Begandring.com – Di Indonesia, bangunan cagar budaya (heritage) dalam perkembangan zaman seolah melangkah ke arah dua kutub yang berbeda: utara dan selatan, namun masih bertumpu pada satu poros yang sama. Poros ini diistilahkan poros ekonomi.
Sama sama pada satu poros, ekonomi, namun salah satu porosnya memiliki kemanfaatan ekonomi yang berdasar pada nilai historis dan heritage yang dikandungnya. Inilah historic and heritage based economy development alias pengembangan ekonomi yang berbasis sejarah dan cagar budaya. Kutub ini adalah kutub yang ideal karena selain mampu mempreservasi atribut, kutub ini juga sekaligus mempreservasi nilai nilainya.
Sementara kutub lainnya justru mengorbankan cagar budaya demi tujuan ekonomi yang lebih besar, yang tidak bisa terpenuhi hanya dengan mengandalkan sumber ekonomi yang berbasis heritage. Maka, yang terjadi adalah pembongkaran bangunan heritage dan pendirian bangunan baru yang nilai ekonomis nya dianggap jauh lebih prospektif.
Di sebuah kawasan hisstoric urban landscape (HUL) seringkali ditemui aset heritage yang sarat dengan nilai lokal yang menjadi identitas setempat. Namun nilai identitas ini kalah oleh nilai ekonomi, yang jika tidak ditangkap, maka peluang ekonomi itu akan hilang. Di sinilah terjadi tarik menarik kepentingan antara kepentingan ekonomi dan kepentingan jati diri.
Hilangnya jati diri sering terjadi karena alasan alasan ekonomi. Salah satu contoh nyata adalah hilangnya Rumah Radio Perjuangan Bung Tomo di jalan Mawar 10 Surabaya pada 2016. Rumah ini adalah bangunan bersejarah yang telah tercatat sebagai bangunan cagar budaya kota Surabaya. Keberadaanya dilindungi oleh Undang Undang. Nilai historisnya luar biasa karena menjadi monumen bagaimana tokoh pejuang Surabaya, Bung Tomo, mengobarkan semangat perjuangan dan perlawanan terhadap Tentara Sekutu melalui siaran radio.
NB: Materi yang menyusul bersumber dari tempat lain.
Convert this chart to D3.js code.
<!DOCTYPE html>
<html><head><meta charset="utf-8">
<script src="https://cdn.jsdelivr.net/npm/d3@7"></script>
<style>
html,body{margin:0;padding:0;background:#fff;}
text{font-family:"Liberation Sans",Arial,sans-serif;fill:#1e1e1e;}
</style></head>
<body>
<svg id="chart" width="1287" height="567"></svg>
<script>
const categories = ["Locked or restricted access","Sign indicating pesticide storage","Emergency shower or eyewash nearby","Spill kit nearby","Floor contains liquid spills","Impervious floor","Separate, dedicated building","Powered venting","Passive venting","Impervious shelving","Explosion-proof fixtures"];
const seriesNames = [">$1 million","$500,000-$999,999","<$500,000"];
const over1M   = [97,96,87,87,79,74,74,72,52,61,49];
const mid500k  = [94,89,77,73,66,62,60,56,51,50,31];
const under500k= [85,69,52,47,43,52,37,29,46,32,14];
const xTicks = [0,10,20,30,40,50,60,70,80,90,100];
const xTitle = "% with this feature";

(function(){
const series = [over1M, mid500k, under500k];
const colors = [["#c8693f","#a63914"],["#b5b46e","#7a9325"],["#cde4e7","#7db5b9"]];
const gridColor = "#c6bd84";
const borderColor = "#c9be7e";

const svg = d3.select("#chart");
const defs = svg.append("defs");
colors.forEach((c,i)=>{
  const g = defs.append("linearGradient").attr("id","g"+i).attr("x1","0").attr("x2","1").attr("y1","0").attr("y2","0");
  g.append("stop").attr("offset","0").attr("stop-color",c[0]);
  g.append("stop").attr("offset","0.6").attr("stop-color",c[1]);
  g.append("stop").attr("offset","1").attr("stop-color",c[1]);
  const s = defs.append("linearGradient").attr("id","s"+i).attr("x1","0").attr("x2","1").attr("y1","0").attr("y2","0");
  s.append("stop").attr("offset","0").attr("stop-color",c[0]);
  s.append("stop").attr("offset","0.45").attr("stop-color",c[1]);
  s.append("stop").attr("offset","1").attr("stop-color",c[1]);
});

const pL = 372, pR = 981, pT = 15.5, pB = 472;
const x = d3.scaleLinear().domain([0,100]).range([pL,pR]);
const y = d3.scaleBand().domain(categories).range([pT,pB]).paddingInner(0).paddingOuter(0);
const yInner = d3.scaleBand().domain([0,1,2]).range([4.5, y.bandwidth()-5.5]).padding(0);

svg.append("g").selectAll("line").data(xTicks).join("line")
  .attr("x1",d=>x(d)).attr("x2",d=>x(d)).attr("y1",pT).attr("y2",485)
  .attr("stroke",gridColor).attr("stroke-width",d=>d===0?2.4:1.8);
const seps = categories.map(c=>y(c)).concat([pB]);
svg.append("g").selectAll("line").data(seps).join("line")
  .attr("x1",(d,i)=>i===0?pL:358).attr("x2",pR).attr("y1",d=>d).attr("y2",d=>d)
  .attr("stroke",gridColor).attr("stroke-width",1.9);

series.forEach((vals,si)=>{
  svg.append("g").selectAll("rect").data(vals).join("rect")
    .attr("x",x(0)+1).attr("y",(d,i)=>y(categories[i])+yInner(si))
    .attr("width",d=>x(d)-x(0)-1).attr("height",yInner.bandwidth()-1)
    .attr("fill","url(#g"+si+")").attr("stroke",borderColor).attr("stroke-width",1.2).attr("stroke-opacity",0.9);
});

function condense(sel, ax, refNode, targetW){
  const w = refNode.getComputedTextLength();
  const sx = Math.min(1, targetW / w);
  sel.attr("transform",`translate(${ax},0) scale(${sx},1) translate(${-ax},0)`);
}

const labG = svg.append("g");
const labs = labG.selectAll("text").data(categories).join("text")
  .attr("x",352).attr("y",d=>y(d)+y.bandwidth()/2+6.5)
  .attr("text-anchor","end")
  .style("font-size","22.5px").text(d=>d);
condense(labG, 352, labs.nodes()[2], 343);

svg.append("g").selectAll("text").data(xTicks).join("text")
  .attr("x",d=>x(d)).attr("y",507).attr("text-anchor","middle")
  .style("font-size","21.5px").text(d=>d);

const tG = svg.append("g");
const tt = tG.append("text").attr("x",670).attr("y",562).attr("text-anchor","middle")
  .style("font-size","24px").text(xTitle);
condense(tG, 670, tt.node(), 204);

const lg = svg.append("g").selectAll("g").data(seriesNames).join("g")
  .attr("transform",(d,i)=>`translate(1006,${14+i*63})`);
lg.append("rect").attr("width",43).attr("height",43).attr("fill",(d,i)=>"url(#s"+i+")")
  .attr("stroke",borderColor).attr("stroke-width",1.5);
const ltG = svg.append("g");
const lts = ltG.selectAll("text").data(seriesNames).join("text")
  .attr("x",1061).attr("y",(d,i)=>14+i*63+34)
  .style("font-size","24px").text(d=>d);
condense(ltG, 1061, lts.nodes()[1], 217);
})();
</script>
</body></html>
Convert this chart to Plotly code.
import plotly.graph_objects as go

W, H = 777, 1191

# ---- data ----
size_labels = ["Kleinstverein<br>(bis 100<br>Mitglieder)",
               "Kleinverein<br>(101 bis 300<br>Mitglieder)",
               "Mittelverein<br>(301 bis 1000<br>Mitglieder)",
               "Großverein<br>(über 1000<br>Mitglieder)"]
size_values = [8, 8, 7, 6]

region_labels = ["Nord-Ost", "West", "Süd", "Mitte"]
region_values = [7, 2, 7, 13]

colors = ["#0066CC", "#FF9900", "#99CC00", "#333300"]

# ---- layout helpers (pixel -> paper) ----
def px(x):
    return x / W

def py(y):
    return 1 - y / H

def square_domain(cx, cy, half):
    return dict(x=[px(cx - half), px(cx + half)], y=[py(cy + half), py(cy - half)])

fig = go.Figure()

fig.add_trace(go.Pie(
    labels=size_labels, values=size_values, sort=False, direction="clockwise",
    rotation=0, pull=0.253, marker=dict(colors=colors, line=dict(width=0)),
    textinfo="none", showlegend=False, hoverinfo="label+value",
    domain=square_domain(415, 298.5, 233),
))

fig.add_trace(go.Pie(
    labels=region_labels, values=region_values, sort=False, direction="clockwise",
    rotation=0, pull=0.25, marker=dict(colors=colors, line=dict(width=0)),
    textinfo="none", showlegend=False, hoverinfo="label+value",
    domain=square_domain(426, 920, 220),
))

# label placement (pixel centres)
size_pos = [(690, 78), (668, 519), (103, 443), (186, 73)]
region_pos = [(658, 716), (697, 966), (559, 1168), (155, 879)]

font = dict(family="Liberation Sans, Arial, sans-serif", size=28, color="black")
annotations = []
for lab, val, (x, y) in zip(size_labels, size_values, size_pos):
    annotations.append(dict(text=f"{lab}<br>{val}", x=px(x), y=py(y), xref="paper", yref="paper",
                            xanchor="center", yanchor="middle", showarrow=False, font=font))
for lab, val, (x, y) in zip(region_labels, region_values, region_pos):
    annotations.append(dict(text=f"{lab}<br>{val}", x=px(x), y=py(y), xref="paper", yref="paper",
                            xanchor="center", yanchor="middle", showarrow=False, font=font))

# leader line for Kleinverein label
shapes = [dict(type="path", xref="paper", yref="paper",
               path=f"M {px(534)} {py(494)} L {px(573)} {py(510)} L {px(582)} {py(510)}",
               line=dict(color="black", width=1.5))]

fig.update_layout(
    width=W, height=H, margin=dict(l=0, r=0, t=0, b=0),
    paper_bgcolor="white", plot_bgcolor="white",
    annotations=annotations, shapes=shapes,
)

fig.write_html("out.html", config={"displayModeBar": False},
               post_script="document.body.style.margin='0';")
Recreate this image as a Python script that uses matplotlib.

Nilai historis dari Rumah Radio Perjuangan Bung Tomo, yang sebetulnya bisa menjadi peluang ekonomi, ternyata dianggap tidak cukup untuk meraih peluang yang lebih besar, jika tidak dibongkar dan didirikan bangunan baru sebagai mesin pencetak uang yang lebih banyak. Akhirnya pada 2016, bangunan bersejarah itu dibongkar. Ironisnya di atas lahan ini hanya dibangun sebuah rumah tinggal si kaya.
Surabaya sebagai kota Pahlawan kehilangan monumen kepahlawanannya. Ini sebuah ironi besar.
Ancaman Cagar Budaya
Kasus seperti Rumah Radio Perjuangan Bung Tomo di jalan Mawar 10 Surabaya bisa saja terjadi untuk kali kedua. Potensi ini sudah nampak di depan mata. Yaitu potensi tarik menarik antara kedua kutub. Kutub pelestarian cagar budaya (heritage conservation) dan kutub pembangunan perkotaan (urban development).
Di kawasan Kota tua Surabaya, tepatnya di kawasan Kampung Melayu (Maleisch Kamp), yang masih menyimpan banyak aset heritage, keberadaannya terancam oleh kepentingan ekonomi dan pembangunan. Apalagi kawasan ini adalah kawasan ekonomi dan perdagangan. Tepatnya di Pabean Sayangan.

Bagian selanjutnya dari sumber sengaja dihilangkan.